Base templates¶
You usually want to send notifications with a consistent style. Especially for HTML, where you want to have a common design – colors, fonts, footer links etc.
But often also for plain-text, where you might want to include disclaimer footers.
The tools you learned so far enable you to do that, but you’d repeat those common elements in every single event template.
Tattler supports base templates to simplify that:
templates_base/
└── mywebapp/ <-- a scope
├── _base <- base template (NB: _base )
│ └── email/ <- base template for email
│ ├── subject
│ ├── body_plain
│ ├── body_html
│ └── priority
└── reservation_confirmed/ <- event template
└── email/
├── subject
├── body_plain
├── body_html
└── priority
The base template is just like an event template, but named _base. Notice the
underscore!
Place it into the same folder of your events, i.e. beneath the scope folder.
When you do that, this template will be loaded before the template of the event to send.
How do the templates for base and event interact?

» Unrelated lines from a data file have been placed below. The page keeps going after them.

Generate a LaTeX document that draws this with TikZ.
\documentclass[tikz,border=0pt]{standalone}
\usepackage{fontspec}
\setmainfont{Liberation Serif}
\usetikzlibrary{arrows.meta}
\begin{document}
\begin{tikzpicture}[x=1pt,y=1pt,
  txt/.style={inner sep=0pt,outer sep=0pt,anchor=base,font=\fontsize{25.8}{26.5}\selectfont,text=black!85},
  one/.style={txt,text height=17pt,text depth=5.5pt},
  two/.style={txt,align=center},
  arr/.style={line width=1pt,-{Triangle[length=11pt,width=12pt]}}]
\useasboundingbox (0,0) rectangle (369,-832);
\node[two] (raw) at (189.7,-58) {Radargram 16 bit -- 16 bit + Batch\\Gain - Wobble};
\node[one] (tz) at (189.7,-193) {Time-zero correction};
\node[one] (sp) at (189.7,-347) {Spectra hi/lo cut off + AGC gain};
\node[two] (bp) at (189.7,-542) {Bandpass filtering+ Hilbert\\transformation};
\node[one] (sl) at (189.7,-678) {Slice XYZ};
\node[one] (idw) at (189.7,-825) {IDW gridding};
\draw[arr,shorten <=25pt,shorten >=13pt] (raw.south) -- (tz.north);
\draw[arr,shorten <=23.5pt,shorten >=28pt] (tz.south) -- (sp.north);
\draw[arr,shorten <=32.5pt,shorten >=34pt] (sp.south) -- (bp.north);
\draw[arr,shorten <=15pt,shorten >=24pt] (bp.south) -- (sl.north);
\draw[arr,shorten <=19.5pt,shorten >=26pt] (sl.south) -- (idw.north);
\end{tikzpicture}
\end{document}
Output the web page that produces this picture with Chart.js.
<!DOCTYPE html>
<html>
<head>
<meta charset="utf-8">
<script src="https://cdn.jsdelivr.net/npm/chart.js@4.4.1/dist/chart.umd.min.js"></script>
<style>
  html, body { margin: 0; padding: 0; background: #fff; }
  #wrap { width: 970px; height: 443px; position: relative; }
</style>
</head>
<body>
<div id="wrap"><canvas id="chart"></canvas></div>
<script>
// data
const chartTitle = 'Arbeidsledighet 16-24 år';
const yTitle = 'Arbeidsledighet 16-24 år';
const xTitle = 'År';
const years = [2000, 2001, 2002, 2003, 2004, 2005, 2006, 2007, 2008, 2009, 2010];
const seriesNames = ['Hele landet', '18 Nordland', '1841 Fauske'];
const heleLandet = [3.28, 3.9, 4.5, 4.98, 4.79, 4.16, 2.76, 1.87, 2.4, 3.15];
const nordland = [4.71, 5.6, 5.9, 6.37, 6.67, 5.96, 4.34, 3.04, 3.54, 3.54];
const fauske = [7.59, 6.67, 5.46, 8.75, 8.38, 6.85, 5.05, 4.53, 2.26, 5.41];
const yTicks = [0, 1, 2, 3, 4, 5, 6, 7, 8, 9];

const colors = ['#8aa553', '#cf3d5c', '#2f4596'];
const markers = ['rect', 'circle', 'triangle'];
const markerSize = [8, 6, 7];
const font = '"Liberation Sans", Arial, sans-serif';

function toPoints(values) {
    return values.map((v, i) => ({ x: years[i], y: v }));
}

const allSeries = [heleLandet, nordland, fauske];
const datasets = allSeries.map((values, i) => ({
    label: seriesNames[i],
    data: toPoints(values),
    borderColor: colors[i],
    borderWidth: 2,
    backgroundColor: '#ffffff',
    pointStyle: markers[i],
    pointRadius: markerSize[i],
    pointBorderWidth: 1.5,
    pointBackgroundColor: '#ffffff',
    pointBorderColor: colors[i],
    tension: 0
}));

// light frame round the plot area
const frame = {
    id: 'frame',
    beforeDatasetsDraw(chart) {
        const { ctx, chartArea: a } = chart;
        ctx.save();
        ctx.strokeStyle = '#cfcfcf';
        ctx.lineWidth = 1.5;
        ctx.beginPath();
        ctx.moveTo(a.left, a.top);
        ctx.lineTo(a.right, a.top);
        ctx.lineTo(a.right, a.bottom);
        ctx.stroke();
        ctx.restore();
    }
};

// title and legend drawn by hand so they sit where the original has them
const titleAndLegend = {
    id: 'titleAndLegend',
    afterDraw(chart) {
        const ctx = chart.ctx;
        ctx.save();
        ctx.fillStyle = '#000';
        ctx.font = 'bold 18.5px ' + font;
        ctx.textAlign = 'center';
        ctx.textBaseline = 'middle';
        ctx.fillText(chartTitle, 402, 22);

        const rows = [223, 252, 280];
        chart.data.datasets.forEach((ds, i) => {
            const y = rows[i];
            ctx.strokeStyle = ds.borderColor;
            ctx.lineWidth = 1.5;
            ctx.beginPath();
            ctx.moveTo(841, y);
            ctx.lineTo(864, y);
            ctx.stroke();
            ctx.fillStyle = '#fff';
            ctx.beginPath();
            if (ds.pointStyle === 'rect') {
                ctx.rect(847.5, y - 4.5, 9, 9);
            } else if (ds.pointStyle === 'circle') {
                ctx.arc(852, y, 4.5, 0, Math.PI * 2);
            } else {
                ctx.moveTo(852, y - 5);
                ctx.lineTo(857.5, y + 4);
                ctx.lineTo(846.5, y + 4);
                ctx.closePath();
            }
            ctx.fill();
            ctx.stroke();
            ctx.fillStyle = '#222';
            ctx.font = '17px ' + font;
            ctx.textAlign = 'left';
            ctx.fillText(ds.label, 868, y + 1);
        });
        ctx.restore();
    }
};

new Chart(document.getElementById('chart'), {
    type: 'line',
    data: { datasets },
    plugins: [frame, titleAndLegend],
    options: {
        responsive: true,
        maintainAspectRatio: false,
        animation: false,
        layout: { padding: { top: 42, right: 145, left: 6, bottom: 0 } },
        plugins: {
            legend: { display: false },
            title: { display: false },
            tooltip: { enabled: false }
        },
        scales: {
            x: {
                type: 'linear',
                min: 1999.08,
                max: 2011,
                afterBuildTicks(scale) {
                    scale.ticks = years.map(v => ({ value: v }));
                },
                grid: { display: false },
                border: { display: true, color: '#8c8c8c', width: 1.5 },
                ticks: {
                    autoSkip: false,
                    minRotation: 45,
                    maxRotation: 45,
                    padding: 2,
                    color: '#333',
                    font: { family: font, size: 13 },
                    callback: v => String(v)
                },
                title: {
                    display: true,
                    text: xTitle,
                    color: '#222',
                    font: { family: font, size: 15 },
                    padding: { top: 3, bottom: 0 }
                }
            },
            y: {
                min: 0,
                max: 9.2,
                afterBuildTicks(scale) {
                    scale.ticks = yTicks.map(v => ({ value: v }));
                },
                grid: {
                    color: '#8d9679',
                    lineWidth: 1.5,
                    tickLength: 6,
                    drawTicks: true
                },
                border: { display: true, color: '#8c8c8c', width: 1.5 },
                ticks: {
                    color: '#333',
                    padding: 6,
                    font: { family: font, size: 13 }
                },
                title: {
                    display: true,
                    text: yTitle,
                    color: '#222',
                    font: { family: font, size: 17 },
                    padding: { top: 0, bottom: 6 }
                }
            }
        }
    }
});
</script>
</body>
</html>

Tattler uses Jinja as default template engine, and the base template in passed to the
event template as variable base_template.
The event template can then use Jinja’s {% extends base_template %} keyword and
leverage Jinja’s template inheritance.
Here’s an example for the base template:
{# this is _base/email/body_html #}
<!DOCTYPE html>
<html>
<head>
<title>{% block title %}Default title{% endblock %}</title>
</head>
<body>
This content will be displayed in every event template that
extends this base template.
{% block content %}This can be overridden by
each event template{% endblock %}
{% block footer %}Call +41 78965432 for support.{% endblock %}
</body>
</html>
and here’s an example for any event template that uses the base template:
{% extends base_template %}
{# this is reservation_confirmed/email/body_plain #}
Hello {{ user_firstname }}! You might meet with any of these specialists:
{% for name in specialists %}
{{ name }}
{% endfor %}
Nota bene:
Adding a base template to a scope only makes it available as “opt-in” to events in the scope. Each event template defines for itself whether it uses the base template or not.

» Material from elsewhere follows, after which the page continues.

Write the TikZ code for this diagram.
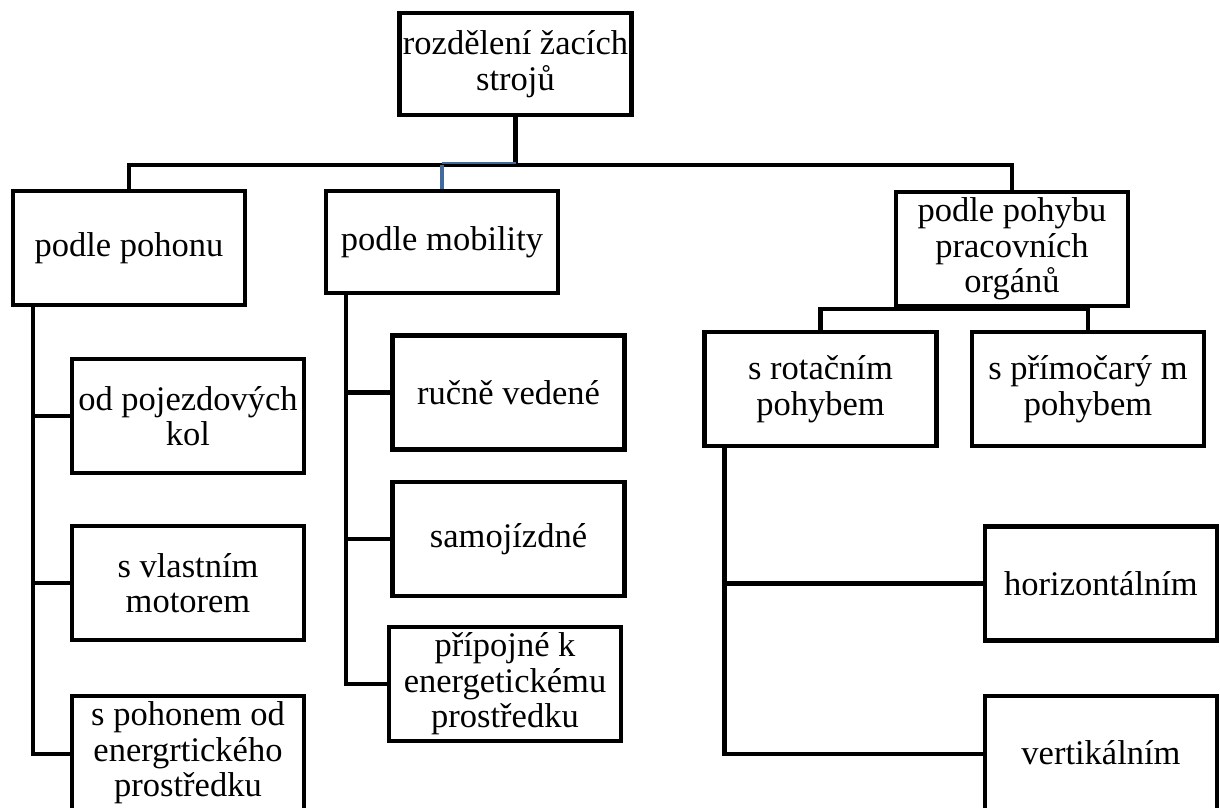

Event templates must explicitly reference the base template when they want to extend it.
The
{% extends base_template %}tag must be at the very beginning of the event template.
Deploying base templates¶
Base templates are made available per-scope.
However, often a company style applies to notifications from all subsystems.

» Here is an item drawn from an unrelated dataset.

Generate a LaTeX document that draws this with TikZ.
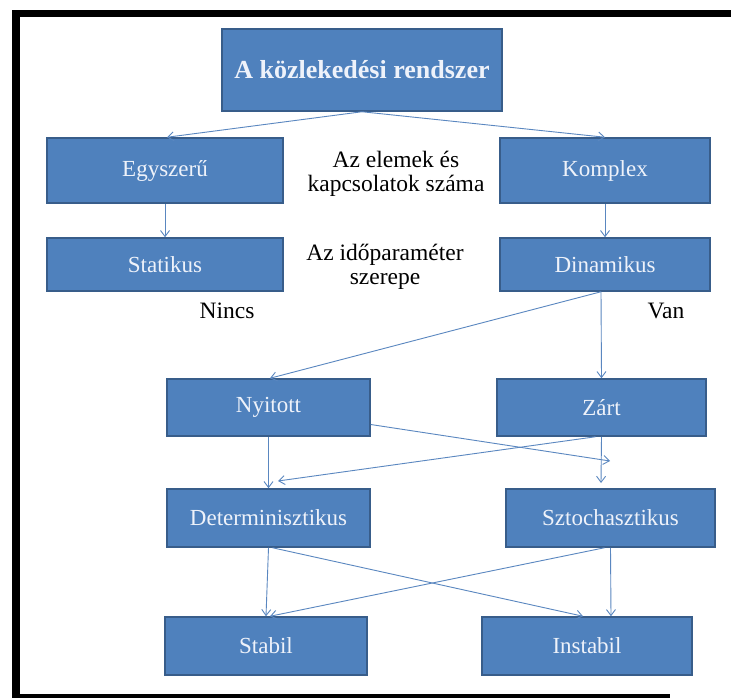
\documentclass[tikz,border=0pt]{standalone}
\usepackage{fontspec}
\setmainfont{Liberation Serif}
\newfontfamily\lserif{Liberation Serif}
\usetikzlibrary{arrows.meta,calc}
\definecolor{boxfill}{HTML}{4F81BD}
\definecolor{boxline}{HTML}{385D8A}
\definecolor{boxtext}{HTML}{EEF2FA}
\definecolor{conn}{HTML}{5A87C0}
\tikzset{
  bx/.style={draw=boxline, line width=1.5pt, fill=boxfill, text=boxtext, inner sep=0pt,
    font=\lserif\fontsize{23}{26}\selectfont},
  sidetxt/.style={text=black, inner sep=0pt, font=\lserif\fontsize{23.5}{27}\selectfont},
  cn/.style={draw=conn, line width=0.9pt, -{Straight Barb[length=6pt,width=9pt]}},
}
\begin{document}
\begin{tikzpicture}[x=1pt,y=-1pt]
\useasboundingbox (0,0) rectangle (731,698);
\fill[white] (0,0) rectangle (731,698);
% frame
\fill[black] (12,10) rectangle (731,17);
\fill[black] (12,10) rectangle (20,698);
\fill[black] (12,694) rectangle (670,698);

% boxes
\node[bx, minimum width=280pt, minimum height=82pt, font=\lserif\bfseries\fontsize{26}{30}\selectfont] (top) at (362,70) {A közlekedési rendszer};
\node[bx, minimum width=236pt, minimum height=65pt] (egy) at (165,170.5) {Egyszerű};
\node[bx, minimum width=210pt, minimum height=65pt] (kom) at (605,170.5) {Komplex};
\node[bx, minimum width=236pt, minimum height=53pt] (stat) at (165,264.5) {Statikus};
\node[bx, minimum width=210pt, minimum height=53pt] (din) at (605,264.5) {Dinamikus};
\node[bx, minimum width=203pt, minimum height=57pt] (nyi) at (268.5,407.5) {Nyitott};
\node[bx, minimum width=209pt, minimum height=57pt] (zart) at (601.5,407.5) {Zárt};
\node[bx, minimum width=203pt, minimum height=58pt] (det) at (268.5,518) {Determinisztikus};
\node[bx, minimum width=209pt, minimum height=58pt] (szt) at (610.5,518) {Sztochasztikus};
\node[bx, minimum width=202pt, minimum height=58pt] (stab) at (266,646) {Stabil};
\node[bx, minimum width=210pt, minimum height=58pt] (inst) at (587,646) {Instabil};

% side texts
\node[sidetxt] (t1) at (396,159) {Az elemek és};
\node[sidetxt] (t2) at (396,186) {kapcsolatok száma};
\node[sidetxt] (t3) at (385,255) {Az időparaméter};
\node[sidetxt] (t4) at (385,281) {szerepe};
\node[sidetxt] (nincs) at (227,311) {Nincs};
\node[sidetxt] (van) at (666,311) {Van};

% free ends
\coordinate (endA) at (610,461);
\coordinate (endB) at (278,481);
\coordinate (endC) at (601,483);

% connectors
\draw[cn] (top.south) -- ([xshift=2pt]egy.north);
\draw[cn] (top.south) -- (kom.north);
\draw[cn] (egy.south) -- (stat.north);
\draw[cn] (kom.south) -- (din.north);
\draw[cn] ([xshift=-4pt]din.south) -- ([xshift=1.5pt]nyi.north);
\draw[cn] ([xshift=-4pt]din.south) -- (zart.north);
\draw[cn] ([yshift=-17pt]nyi.east) -- (endA);
\draw[cn] ([xshift=-6pt]zart.south) -- (endB);
\draw[cn] (zart.south) -- (endC);
\draw[cn] (nyi.south) -- (det.north);
\draw[cn] (det.south) -- (stab.north);
\draw[cn] ([xshift=4pt]det.south) -- ([xshift=-4pt]inst.north);
\draw[cn] ([xshift=-6pt]szt.south) -- ([xshift=4pt]stab.north);
\draw[cn] (szt.south) -- ([xshift=24pt]inst.north);
\end{tikzpicture}
\end{document}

No worries! It’s easy to share a base template across scopes with symbolic links:
templates_base/
├── _base/ <-- concrete base template to share
├── mywebapp/ <-- a scope
│ ├── _base/ <- symbolic link to -> ../_base/
│ ├── password_changed/ <- an event
│ └── order_accepted/
├── fulfiller/ <-- a scope
│ ├── _base/ <- symbolic link to -> ../_base/
│ ├── order_shipped/ <- an event
│ ├── delay_occurred/
│ └── shipping_error/
└── pmtintegrator/ <-- a scope
├── _base/ <- symbolic link to -> ../_base/
└── cc_charge_failed/ <- an event
Simply create those as follows:
cd templates_base/
# create your actual _base template inside here
mkdir -p _base/email/
# create symlinks to it in every scope
ln -s ../_base mywebapp/
ln -s ../_base fulfiller/
ln -s ../_base pmtintegrator/
This obviously gives you the freedom to mix and match base templates as you please. For example, you may want to have 2 base templates, and have events from each scope use either one of them, simply by setting the right target of the symbolic link.